Broke and tired, AMK relented, removing the BP shield from his Web site. Now he's holding a listener contest to select a new record label design.
"It was funny that a company that made over 2 billion [English] pounds in 1996 would care, let alone pay a firm $400 an hour to shut Banned Productions down," AMK complains.
Although his mood is dour, AMK's cassette tapes, vinyl records, compact discs, and custom-made tape player seem almost festive, once strewn across a conference table. This is so for a reason: AMK follows the strain of thought, common to some noise musicians, that says the package that contains a recording is nearly as important as the actual sound the recording contains.
A cassette of cicada chirps, for example, is stuffed with leaves, grass, and other natural material from the insect's habitat. A vinyl record is offered in a thick, glove-leather sheath, which is sewn completely shut with heavy nylon thread, so listeners must cut open and ruin the package to get at their records. One cassette is sealed into a foam rubber brick. Another is held by a luminescent package originally designed for protecting materials from airport X-rays.
"I feel that it's silly for someone to spend six months producing a piece of music, then put it into a slipcover you made at Kinko's," AMK explains. "Some of the packaging goes with the way the music sounds. It sounds like industrial noise, and it's packaged in industrial materials -- you know, like riveted tar paper."
AMK came to the music packaging business by way of being a noisician himself. His work consists mostly of taking floppy vinyl records -- the kind that used to come inside magazines -- snipping them up with scissors, and gluing them back together in a reassembled pie. He then plays the hodgepodge record, recording it onto a compact disc. His latest CD is adorned with the phrase "only the finest in Flexi-disc Montages."

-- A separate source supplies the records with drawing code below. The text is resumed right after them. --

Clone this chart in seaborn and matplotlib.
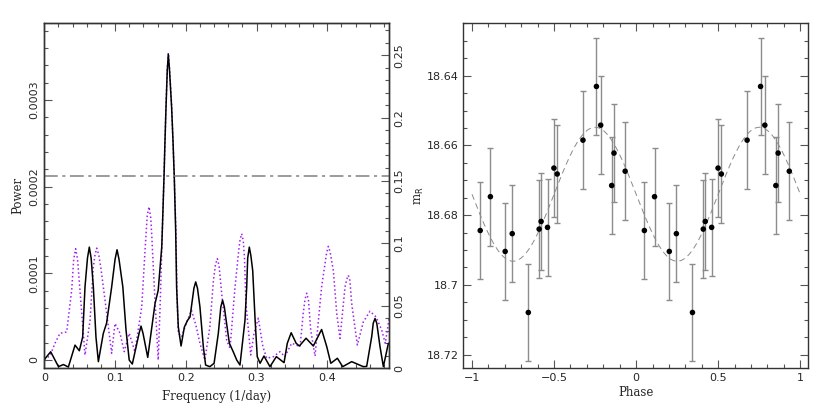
import numpy as np
import matplotlib
matplotlib.use('Agg')
import matplotlib.pyplot as plt
from matplotlib.ticker import MultipleLocator
import seaborn as sns

# periodogram (power in units of the right axis)
black_freq = [0.000, 0.009, 0.020, 0.027, 0.034, 0.0434, 0.0495, 0.0542, 0.0575, 0.0610,
              0.0636, 0.0662, 0.0693, 0.073, 0.0764, 0.0834, 0.088, 0.0952, 0.1000, 0.1028,
              0.1056, 0.111, 0.1155, 0.120, 0.1244, 0.1340, 0.1367, 0.1395, 0.1462, 0.1565,
              0.161, 0.166, 0.1668, 0.1692, 0.1706, 0.172, 0.1738, 0.1753, 0.177, 0.180,
              0.1819, 0.1837, 0.1857, 0.187, 0.1894, 0.1933, 0.198, 0.2027, 0.206, 0.2115,
              0.214, 0.2165, 0.220, 0.2248, 0.228, 0.234, 0.240, 0.246, 0.2495, 0.252,
              0.2545, 0.257, 0.2616, 0.267, 0.272, 0.2766, 0.2837, 0.2861, 0.2875, 0.2898,
              0.2920, 0.2946, 0.298, 0.301, 0.305, 0.3105, 0.319, 0.328, 0.3389, 0.3435,
              0.349, 0.356, 0.3605, 0.370, 0.3803, 0.392, 0.3993, 0.405, 0.4143, 0.4218,
              0.4345, 0.451, 0.4557, 0.4628, 0.4650, 0.4675, 0.4700, 0.4746, 0.4793, 0.4864]
black_power = [0.007, 0.0132, 0.0013, 0.003, 0.001, 0.0185, 0.014, 0.025, 0.065, 0.088,
               0.0968, 0.088, 0.065, 0.025, 0.0053, 0.0279, 0.036, 0.065, 0.087, 0.0947,
               0.087, 0.065, 0.0305, 0.0066, 0.0034, 0.028, 0.0337, 0.028, 0.0087, 0.0517,
               0.0623, 0.0968, 0.110, 0.153, 0.182, 0.208, 0.238, 0.2508, 0.238, 0.208,
               0.182, 0.153, 0.110, 0.065, 0.033, 0.0178, 0.033, 0.0385, 0.041, 0.064,
               0.069, 0.064, 0.049, 0.0172, 0.0026, 0.0013, 0.004, 0.028, 0.049, 0.0544,
               0.049, 0.0385, 0.020, 0.0133, 0.0066, 0.0026, 0.0385, 0.065, 0.088, 0.0968,
               0.090, 0.078, 0.0385, 0.0093, 0.004, 0.0098, 0.0013, 0.0093, 0.0045, 0.020,
               0.0284, 0.020, 0.0178, 0.024, 0.0178, 0.031, 0.0172, 0.004, 0.008, 0.0013,
               0.0053, 0.0013, 0.0015, 0.0252, 0.036, 0.0398, 0.036, 0.0172, 0.0013, 0.020]

purple_freq = [0.000, 0.008, 0.0151, 0.0222, 0.0316, 0.0387, 0.0415, 0.0443, 0.0470, 0.0504,
               0.0575, 0.0646, 0.0693, 0.0715, 0.074, 0.0768, 0.080, 0.0858, 0.0952, 0.0999,
               0.107, 0.113, 0.120, 0.128, 0.1377, 0.143, 0.1455, 0.148, 0.1505, 0.152,
               0.155, 0.161, 0.164, 0.1668, 0.1692, 0.172, 0.1738, 0.1753, 0.177, 0.180,
               0.1837, 0.186, 0.1875, 0.1894, 0.194, 0.200, 0.208, 0.214, 0.220, 0.227,
               0.234, 0.239, 0.242, 0.2446, 0.247, 0.2507, 0.2578, 0.2625, 0.2696, 0.275,
               0.2768, 0.279, 0.2812, 0.283, 0.285, 0.2918, 0.2965, 0.3025, 0.309, 0.3144,
               0.324, 0.3332, 0.340, 0.3497, 0.356, 0.3615, 0.366, 0.3685, 0.371, 0.3735,
               0.3766, 0.3827, 0.392, 0.399, 0.4015, 0.404, 0.4086, 0.4134, 0.418, 0.4251,
               0.4275, 0.4298, 0.432, 0.4345, 0.4425, 0.451, 0.4604, 0.4689, 0.477, 0.482,
               0.4877]
purple_power = [0.007, 0.010, 0.020, 0.028, 0.029, 0.0623, 0.087, 0.0955, 0.087, 0.0623,
                0.0106, 0.038, 0.081, 0.090, 0.096, 0.091, 0.080, 0.0544, 0.012, 0.0358,
                0.028, 0.0133, 0.028, 0.0133, 0.049, 0.100, 0.122, 0.129, 0.120, 0.105,
                0.070, 0.0066, 0.055, 0.110, 0.153, 0.210, 0.238, 0.252, 0.240, 0.210,
                0.153, 0.110, 0.060, 0.028, 0.025, 0.035, 0.0464, 0.035, 0.020, 0.0066,
                0.033, 0.070, 0.083, 0.0876, 0.082, 0.060, 0.0225, 0.0159, 0.065, 0.095,
                0.103, 0.1075, 0.102, 0.088, 0.052, 0.0106, 0.028, 0.040, 0.0172, 0.008,
                0.0093, 0.0133, 0.0093, 0.020, 0.0186, 0.0172, 0.0438, 0.055, 0.060, 0.054,
                0.0305, 0.0098, 0.065, 0.092, 0.0974, 0.093, 0.078, 0.0438, 0.0239, 0.065,
                0.071, 0.0743, 0.070, 0.052, 0.0186, 0.0371, 0.0456, 0.0411, 0.0305, 0.020,
                0.041]
threshold = 0.1533

# folded light curve, one cycle (plotted at phase-1 and phase)
phase = [0.050, 0.112, 0.202, 0.245, 0.343, 0.409, 0.421, 0.460, 0.499, 0.519,
         0.676, 0.758, 0.784, 0.851, 0.865, 0.933]
mag = [18.6844, 18.6747, 18.6904, 18.6853, 18.7079, 18.6840, 18.6818, 18.6835, 18.6665, 18.6682,
       18.6585, 18.6431, 18.6542, 18.6715, 18.6622, 18.6674]
mag_err = [0.014] * 16
# sinusoid fit
fit_mean = 18.674
fit_amp = 0.0192

sns.set_style('ticks')
plt.rcParams['font.family'] = ['DejaVu Sans']
label_font = {'family': 'DejaVu Serif', 'size': 8.5}

fig = plt.figure(figsize=(8.3, 4.12), dpi=100)
ax = fig.add_axes([0.0534, 0.1061, 0.4153, 0.8373])
ax2 = ax.twinx()

sns.lineplot(x=purple_freq, y=purple_power, ax=ax2, color='#a020f0', lw=1.1,
             linestyle=':', sort=False, estimator=None)
sns.lineplot(x=black_freq, y=black_power, ax=ax2, color='black', lw=1.1,
             sort=False, estimator=None)
ax2.axhline(threshold, color='#808080', lw=1.1, linestyle=(0, (9, 3, 2, 3)))

ax.set_xlim(0, 0.4873)
ax.set_ylim(-0.0000096, 0.0003885)
ax2.set_ylim(0, 0.2756)
ax.set_xticks([0, 0.1, 0.2, 0.3, 0.4], ['0', '0.1', '0.2', '0.3', '0.4'])
ax.xaxis.set_minor_locator(MultipleLocator(0.02))
ax.set_yticks([0, 1e-4, 2e-4, 3e-4], ['0', '0.0001', '0.0002', '0.0003'])
ax.yaxis.set_minor_locator(MultipleLocator(2e-5))
ax2.set_yticks([0, 0.05, 0.1, 0.15, 0.2, 0.25], ['0', '0.05', '0.1', '0.15', '0.2', '0.25'])
ax2.yaxis.set_minor_locator(MultipleLocator(0.01))
ax.tick_params(axis='y', labelrotation=90)
ax2.tick_params(axis='y', labelrotation=90)
for lab in ax.get_yticklabels() + ax2.get_yticklabels():
    lab.set_va('center')
ax.set_xlabel('Frequency (1/day)', fontdict=label_font, labelpad=5)
ax.set_ylabel('Power', fontdict=label_font, labelpad=4)

# right panel
ax3 = fig.add_axes([0.5582, 0.1061, 0.4157, 0.8373])
grid = np.linspace(-1, 1, 400)
sns.lineplot(x=grid, y=fit_mean + fit_amp * np.sin(2 * np.pi * grid), ax=ax3,
             color='#8a8a8a', lw=0.7, dashes=(6, 4))
for shift in (-1, 0):
    ph = [p + shift for p in phase]
    ax3.errorbar(ph, mag, yerr=mag_err, fmt='none', ecolor='#8c8c8c', elinewidth=1,
                 capsize=2, capthick=1)
    sns.scatterplot(x=ph, y=mag, ax=ax3, color='black', s=16, edgecolor='none', zorder=5)

ax3.set_xlim(-1.053, 1.049)
ax3.set_ylim(18.7239, 18.625)
ax3.set_xticks([-1, -0.5, 0, 0.5, 1], ['\u22121', '\u22120.5', '0', '0.5', '1'])
ax3.xaxis.set_minor_locator(MultipleLocator(0.1))
ax3.set_yticks([18.64, 18.66, 18.68, 18.70, 18.72], ['18.64', '18.66', '18.68', '18.7', '18.72'])
ax3.yaxis.set_minor_locator(MultipleLocator(0.005))
ax3.set_xlabel('Phase', fontdict=label_font, labelpad=2)
ax3.set_ylabel(r'm$_{\rm R}$', fontdict=label_font, labelpad=0)

for a in (ax, ax2, ax3):
    a.tick_params(which='both', direction='in', labelsize=8, color='#555555', width=0.8)
    a.tick_params(which='major', length=6)
    a.tick_params(which='minor', length=3)
    for sp in a.spines.values():
        sp.set_color('#333333')
        sp.set_linewidth(1)
ax.tick_params(which='both', top=True, right=False)
ax2.tick_params(which='both', right=True)
ax3.tick_params(which='both', top=True, right=True)

fig.savefig('out.png', dpi=100)
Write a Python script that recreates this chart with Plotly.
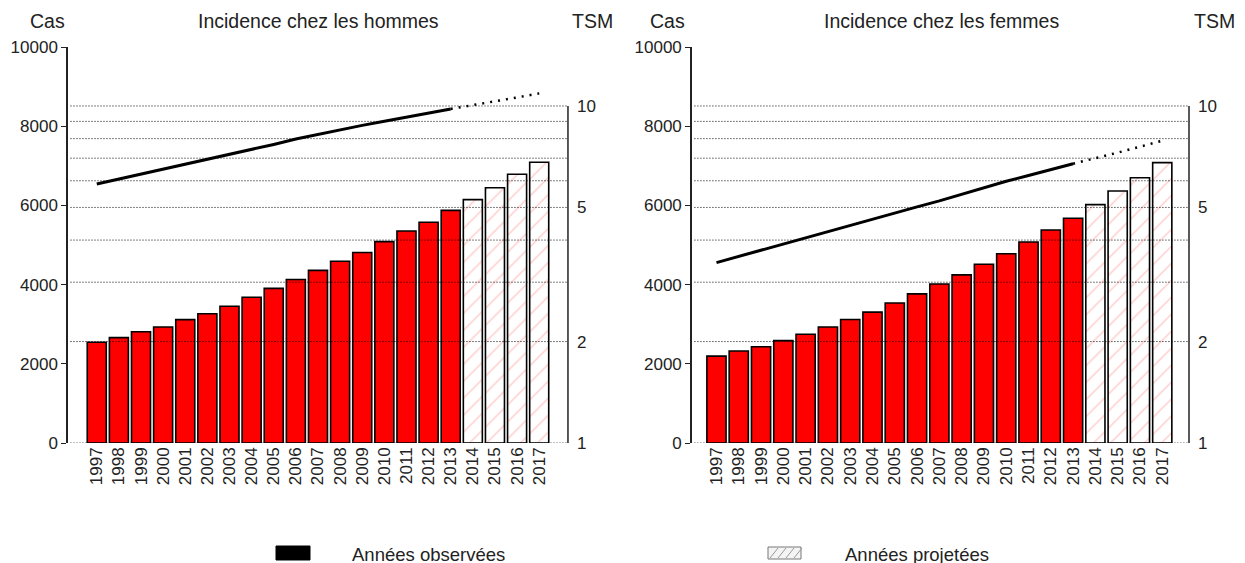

Imagine, if you will, forcing yourself to listen to an oddly skipping record without getting up to move the needle. You know it's skipping, and you know it will keep skipping unless you do something. But you don't. You just sit there, enjoying the sound: "Bzazkphmp, bzzzkphmp, bzazkphmp, bzzzkphmp, bzazkphmp, bzzzkphmp, bzazkphmp, bzzzkphmp, bzazkphmp, bzzzkphmp ...."
"I go into restaurants, and they sometimes have jukeboxes. I find it great if the record starts skipping. I don't like digital skipping as much as I like analog skipping," AMK explains. "Most people don't want to hear scratches on a record, or tape hiss, but I do. Part of this is taking what is negative and making it positive."
And so it goes. A philosophical, intellectual, aural abstract expressionist soul train is rolling unnoticed through San Francisco. But its unique throbs, howls, and unidentifiable walls of sound will inevitably make their way into the language of more popular music.
Some more traditional musicians have been hitching a ride for years.
Jaiyoung Kim, for example, is mixing jazz, rock, and other genres into an intriguing noise-music blend that he's been playing with his band, Job, at local clubs -- and successfully passing it off as music.
Portending what may be the attitude of noise-influenced musicians to come, Kim shamelessly rejects noise's anti-establishment conceits: He even refers to his individual musical compositions as "songs." He uses some traditional instruments such as guitars, drums, and keyboard. He keeps things like music theory, rhythm, and artistry in mind while composing and playing his work.
"I'm not completely enthusiastic about saying, 'Fuck you,' to all the structural rules. I'd like to use that to my advantage," says Kim, who began playing piano at age 5, violin at 8.